The Klis fortress rises on a cliff and is divided in two parts. The western part is lower and lies beneath the Greben hill, while the eastern part, with round tower Oprah, the most important medieval fortress of the fort is higher. The only entrance to the fortress was on the west side. On and beneath the southwest side of the fortress there were Klis suburbs counting 100 to 200 houses, encircled by double walls. Another small settlement spreads to Greben, on the plateau called Megdan. There were lazaret and quarantine as well as lodgings for passers-by in Turkish times. In proximity to the fort there were several springs of drinkable water, and the nearest was the Holy Three Kings spring, whose importance was invaluable for long sieges.
The oldest fortress, the Roman castrum, has not been materially located so far but is considered to have been on the highest eastern side of the cliff. Castrum described by old writers was probably used by Croatian Trpimir because it was still preserved in his time. Also, in nearby Rižinice there was a church with a royal altar block and a engraved inscription with the prince’s name: PRO DUCE TREPIM (ERO).
In today’s Klis fortress numerous ornamental structures have been preserved in whole or in part, mostly from Venetian and Austrian periods. The fortress itself consists of three enclosed parts with separate entrances. The first or main entrance was built by the Austrians in the twenties of the nineteenth century at the same location as the older entrance from the Venetian era. The second entrance is the medieval entrance to the fortress which was significantly damaged in the siege of 1648. The Venetians completely renewed this entrance, and its present appearance is the work of Austrian authorities in the 1920s. Next is the third entrance which was built in the Middle Ages. In the mid-18th century, the Venetians refurbished it several times, and the last extension was made in 1763.

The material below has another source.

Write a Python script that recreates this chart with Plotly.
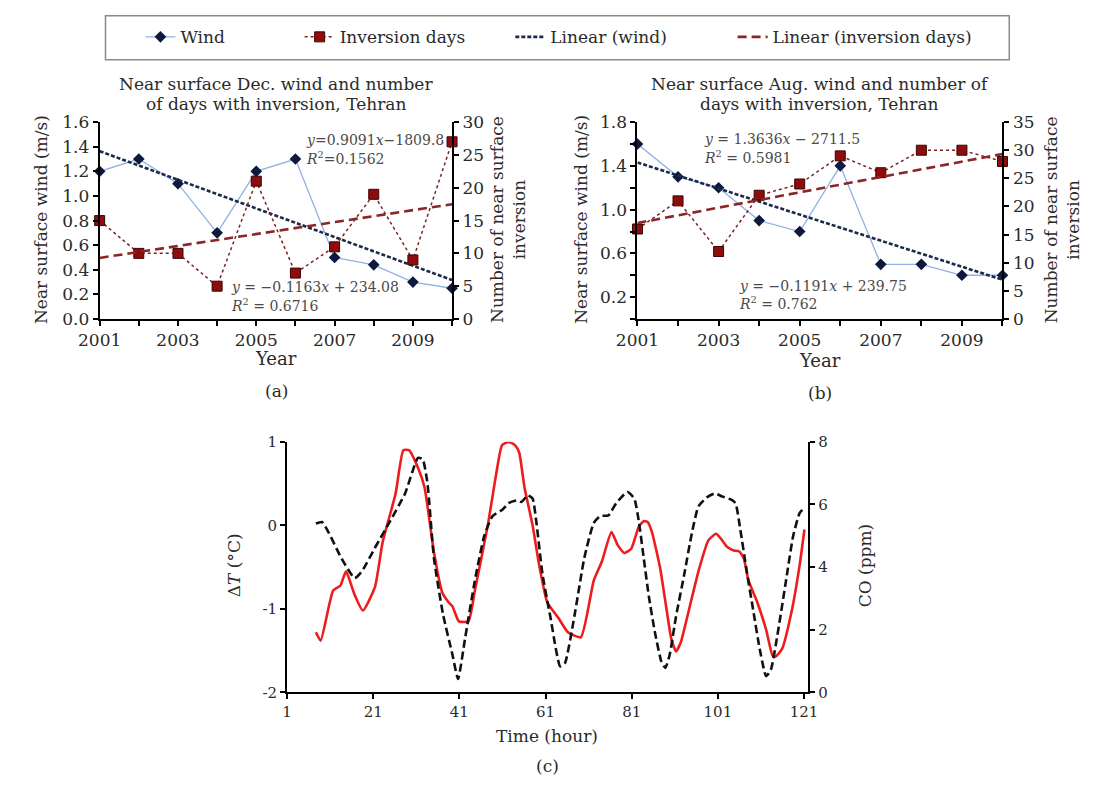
import plotly.graph_objects as go

W, H = 1095, 794
SERIF = "DejaVu Serif, Liberation Serif, serif"
INK = "#2a2a2a"

# ---- Panels (a) and (b): yearly wind and inversion days, Tehran ----
years = list(range(2001, 2011))
year_labels = [2001, 2003, 2005, 2007, 2009]
dec_wind = [1.2, 1.3, 1.1, 0.7, 1.2, 1.3, 0.5, 0.44, 0.3, 0.25]
dec_inv_days = [15, 10, 10, 5, 21, 7, 11, 19, 9, 27]
aug_wind = [1.6, 1.3, 1.2, 0.9, 0.8, 1.4, 0.5, 0.5, 0.4, 0.4]
aug_inv_days = [16, 21, 12, 22, 24, 29, 26, 30, 30, 28]

# linear trend equations (slope, intercept) as printed on the panels
dec_wind_fit = (-0.1163, 234.08)
dec_inv_fit = (0.9091, -1809.8)
aug_wind_fit = (-0.1191, 239.75)
aug_inv_fit = (1.3636, -2711.5)

# ---- Panel (c): hourly temperature difference and CO ----
dt_hours = [7.7, 8.8, 11.7, 13.4, 14.7, 16.6, 18.6, 21.4, 23.2, 26.2, 28.0, 29.3,
            31.4, 32.9, 35.1, 37.0, 38.5, 39.4, 40.9, 43.1, 44.6, 47.6, 49.4, 50.9,
            52.4, 53.9, 54.9, 56.1, 58.0, 59.5, 61.4, 64.0, 66.2, 69.2, 72.2, 74.1,
            76.3, 77.8, 79.3, 80.9, 82.7, 83.8, 84.7, 85.7, 87.6, 89.1, 90.2, 91.3,
            92.4, 94.3, 96.5, 98.8, 100.6, 101.7, 103.2, 104.7, 105.9, 107.0, 108.1,
            110.0, 112.2, 113.7, 114.4, 115.9, 118.2, 120.0, 121.1]
dt_values = [-1.28, -1.38, -0.78, -0.72, -0.55, -0.82, -1.02, -0.74, -0.20, 0.38, 0.90, 0.90,
             0.69, 0.46, -0.32, -0.80, -0.92, -0.97, -1.15, -1.15, -0.78, 0.0, 0.57, 0.96,
             1.0, 0.96, 0.87, 0.46, 0.0, -0.47, -0.92, -1.11, -1.28, -1.34, -0.66, -0.43,
             -0.08, -0.24, -0.33, -0.28, -0.01, 0.05, 0.04, -0.08, -0.51, -1.01, -1.36, -1.51,
             -1.40, -1.01, -0.55, -0.18, -0.10, -0.16, -0.26, -0.30, -0.31, -0.39, -0.66,
             -0.90, -1.25, -1.56, -1.57, -1.48, -1.01, -0.47, -0.05]

co_hours = [7.7, 9.1, 10.6, 13.6, 16.7, 18.4, 21.7, 24.7, 28.4, 31.4, 32.5, 33.6,
            35.1, 37.2, 39.4, 40.7, 42.3, 44.6, 46.8, 48.7, 50.9, 52.4, 54.3, 55.4,
            56.9, 58.0, 58.8, 60.3, 62.1, 64.4, 65.5, 67.7, 70.0, 72.2, 73.7, 75.6,
            77.4, 80.0, 81.6, 82.7, 83.8, 85.0, 86.4, 87.9, 88.8, 89.8, 91.3, 93.2,
            95.0, 96.5, 98.4, 100.3, 102.1, 104.0, 105.1, 106.2, 107.7, 109.2, 110.7,
            112.2, 113.3, 114.8, 116.7, 118.5, 120.0, 121.0]
co_values = [5.39, 5.44, 5.12, 4.29, 3.65, 3.87, 4.69, 5.41, 6.35, 7.49, 7.44, 6.67,
             4.29, 2.50, 1.20, 0.43, 1.70, 3.57, 5.01, 5.63, 5.82, 6.04, 6.13, 6.08,
             6.29, 6.19, 5.52, 3.77, 2.43, 0.83, 0.93, 2.43, 4.29, 5.41, 5.63, 5.65,
             6.04, 6.40, 6.19, 5.42, 4.28, 3.05, 1.91, 0.98, 0.78, 1.19, 2.43, 3.77,
             5.11, 5.94, 6.22, 6.35, 6.25, 6.16, 6.04, 5.21, 3.87, 2.63, 1.40,
             0.52, 0.72, 1.81, 3.46, 5.01, 5.73, 5.88]

hour_ticks = [1, 21, 41, 61, 81, 101, 121]


def px(x):
    return x / W


def py(y):
    return 1 - y / H


def trend(fit, xs):
    a, b = fit
    return [a * x + b for x in xs]


WIND_LINE = "#8fb1e3"
WIND_MARK = "#0d1a3d"
INV_LINE = "#7a2222"
INV_MARK = "#8e0c0c"
FIT_WIND = "#1c2b4a"
FIT_INV = "#8a2626"

fig = go.Figure()
ends = [years[0], years[-1]]

panels = [
    ("x", "y", "y2", dec_wind, dec_inv_days, dec_wind_fit, dec_inv_fit, True),
    ("x2", "y3", "y4", aug_wind, aug_inv_days, aug_wind_fit, aug_inv_fit, False),
]
for xa, ya, ya2, wind, inv, wfit, ifit, show in panels:
    fig.add_trace(go.Scatter(
        x=years, y=wind, xaxis=xa, yaxis=ya, name="Wind", mode="lines+markers",
        line=dict(color=WIND_LINE, width=1.3),
        marker=dict(symbol="diamond", size=9, color=WIND_MARK),
        cliponaxis=False, showlegend=show, legend="legend"))
    fig.add_trace(go.Scatter(
        x=years, y=inv, xaxis=xa, yaxis=ya2, name="Inversion days", mode="lines+markers",
        line=dict(color=INV_LINE, width=1.5, dash="dot"),
        marker=dict(symbol="square", size=10, color=INV_MARK,
                    line=dict(color="#3a0505", width=1)),
        cliponaxis=False, showlegend=show, legend="legend2"))
    fig.add_trace(go.Scatter(
        x=ends, y=trend(wfit, ends), xaxis=xa, yaxis=ya, name="Linear (wind)",
        mode="lines", line=dict(color=FIT_WIND, width=2.6, dash="4px,2px"),
        cliponaxis=False, showlegend=show, legend="legend3"))
    fig.add_trace(go.Scatter(
        x=ends, y=trend(ifit, ends), xaxis=xa, yaxis=ya2, name="Linear (inversion days)",
        mode="lines", line=dict(color=FIT_INV, width=2.6, dash="9px,5px"),
        cliponaxis=False, showlegend=show, legend="legend4"))

fig.add_trace(go.Scatter(
    x=dt_hours, y=dt_values, xaxis="x3", yaxis="y5", mode="lines",
    line=dict(color="#ee1c1c", width=2.6, shape="spline", smoothing=0.5),
    showlegend=False, name="ΔT"))
fig.add_trace(go.Scatter(
    x=co_hours, y=co_values, xaxis="x3", yaxis="y6", mode="lines",
    line=dict(color="#111111", width=2.6, dash="8px,4px", shape="spline", smoothing=0.5),
    showlegend=False, name="CO"))

axis_common = dict(showline=True, linecolor="black", linewidth=2, ticks="outside",
                   ticklen=5, tickwidth=1.5, tickcolor="black", showgrid=False,
                   zeroline=False, tickfont=dict(family=SERIF, size=17, color=INK))
minor_year = dict(tick0=2001, dtick=1, ticks="outside", ticklen=5, tickwidth=1.5,
                  tickcolor="black", showgrid=False)
minor_wind = dict(tick0=0, dtick=0.2, ticks="outside", ticklen=5, tickwidth=1.5,
                  tickcolor="black", showgrid=False)

small_font = dict(family=SERIF, size=15, color=INK)

fig.update_layout(
    width=W, height=H, margin=dict(l=0, r=0, t=0, b=0),
    paper_bgcolor="white", plot_bgcolor="white",
    xaxis=dict(axis_common, domain=[px(80), px(443)], range=[2001, 2010], anchor="y",
               tickvals=year_labels, minor=minor_year),
    yaxis=dict(axis_common, domain=[py(317), py(115)], range=[0, 1.6], anchor="x",
               tickvals=[round(0.2 * i, 1) for i in range(9)], tickformat=".1f"),
    yaxis2=dict(axis_common, overlaying="y", side="right", anchor="x", range=[0, 30],
                tickvals=list(range(0, 31, 5))),
    xaxis2=dict(axis_common, domain=[px(634), px(1010)], range=[2001, 2010], anchor="y3",
                tickvals=year_labels, minor=minor_year),
    yaxis3=dict(axis_common, domain=[py(317), py(115)], range=[0, 1.8], anchor="x2",
                tickvals=[0.2, 0.6, 1.0, 1.4, 1.8], tickformat=".1f", minor=minor_wind),
    yaxis4=dict(axis_common, overlaying="y3", side="right", anchor="x2", range=[0, 35],
                tickvals=list(range(0, 36, 5))),
    xaxis3=dict(axis_common, domain=[px(273), px(810)], range=[1, 122], anchor="y5",
                tickvals=hour_ticks, tickfont=small_font),
    yaxis5=dict(axis_common, domain=[py(700), py(443)], range=[-2, 1], anchor="x3",
                tickvals=[-2, -1, 0, 1], ticktext=["-2", "-1", "0", "1"], tickfont=small_font),
    yaxis6=dict(axis_common, overlaying="y5", side="right", anchor="x3", range=[0, 8],
                tickvals=[0, 2, 4, 6, 8], tickfont=small_font),
)

# legend: four single-entry legends inside one framed box
legend_font = dict(family=SERIF, size=17, color=INK)
for key, left in [("legend", 122), ("legend2", 286), ("legend3", 503), ("legend4", 732)]:
    fig.update_layout({key: dict(x=px(left), y=py(28), xanchor="left", yanchor="middle",
                                 orientation="h", bgcolor="rgba(0,0,0,0)", borderwidth=0,
                                 font=legend_font, itemwidth=30)})
fig.add_shape(type="rect", xref="paper", yref="paper", x0=px(86), x1=px(1017),
              y0=py(51), y1=py(6), line=dict(color="#8a8a8a", width=1.5))

ann = []


def text(x, y, s, size=16, angle=0, xanchor="center", color=INK):
    ann.append(dict(x=px(x), y=py(y), xref="paper", yref="paper", text=s, showarrow=False,
                    textangle=angle, xanchor=xanchor, yanchor="middle",
                    font=dict(family=SERIF, size=size, color=color)))


# panel titles
text(262, 76, "Near surface Dec. wind and number", 17)
text(262, 96, "of days with inversion, Tehran", 17)
text(822, 76, "Near surface Aug. wind and number of", 17)
text(822, 96, "days with inversion, Tehran", 17)

# axis titles
text(19, 215, "Near surface wind (m/s)", 17, -90)
text(575, 215, "Near surface wind (m/s)", 17, -90)
text(500, 215, "Number of near surface<br>inversion", 17, -90)
text(1071, 215, "Number of near surface<br>inversion", 17, -90)
text(262, 358, "Year", 18)
text(822, 360, "Year", 18)
text(218, 570, "Δ<i>T</i> (°C)", 17, -90)
text(868, 570, "CO (ppm)", 17, -90)
text(541, 745, "Time (hour)", 17)

# sub-figure labels
text(262, 391, "(a)", 17)
text(822, 393, "(b)", 17)
text(541, 776, "(c)", 17)

# trend equations
eq_color = "#4a4a4a"
eq_size = 14
text(291, 133, "<i>y</i>=0.9091<i>x</i>−1809.8", eq_size, xanchor="left", color=eq_color)
text(291, 152, "<i>R</i><sup>2</sup>=0.1562", eq_size, xanchor="left", color=eq_color)
text(213, 284, "<i>y</i> = −0.1163<i>x</i> + 234.08", eq_size, xanchor="left", color=eq_color)
text(213, 303, "<i>R</i><sup>2</sup> = 0.6716", eq_size, xanchor="left", color=eq_color)
text(700, 132, "<i>y</i> = 1.3636<i>x</i> − 2711.5", eq_size, xanchor="left", color=eq_color)
text(700, 151, "<i>R</i><sup>2</sup> = 0.5981", eq_size, xanchor="left", color=eq_color)
text(737, 283, "<i>y</i> = −0.1191<i>x</i> + 239.75", eq_size, xanchor="left", color=eq_color)
text(737, 301, "<i>R</i><sup>2</sup> = 0.762", eq_size, xanchor="left", color=eq_color)

fig.update_layout(annotations=ann)
fig.write_html("out.html")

The providur’s apartment, also known as the Count’s house, was built in the middle of the 17th century. It was built on the foundations of the oldest buildings from the period of Croatian rulers and later Klis princes. The Austrians repaired this building and had a fortress command center and engineering department.
In the third defensive ring of the Klis fortress lays almost entirely preserved church of Sv. Vid. It was built by the Turks after conquering Klis in 1537 as a mosque on the site of the former old-style church. It was a quadratic shape with a half-round dome and a minaret. Immediately after the liberation in 1648, it was reconstructed and devoted as the church of St. Vid. Above the entrance to the church there is a Latin inscription set in 1743, which reads: “What devotion builds, piety and preserves.”
To the west of the church is the Bembo bastion, the largest artillery position in the third defensive ring and throughout the whole fort. In today’s scale it was built in the middle of the 17th century on the site of the former Kružić tower.
Due to numerous subsequent constructions and renovations it is impossible to define the Klis fortress in its entirety. Obviously, this great fortress once served as a chateu, but it was also the center of regal power. Afterwards, it is obvious that its strategic and defensive value became dominant while the housing was completely neglected. The construction of the bastion and all the newer reconstructions have made this great and impressive fort a real fortress.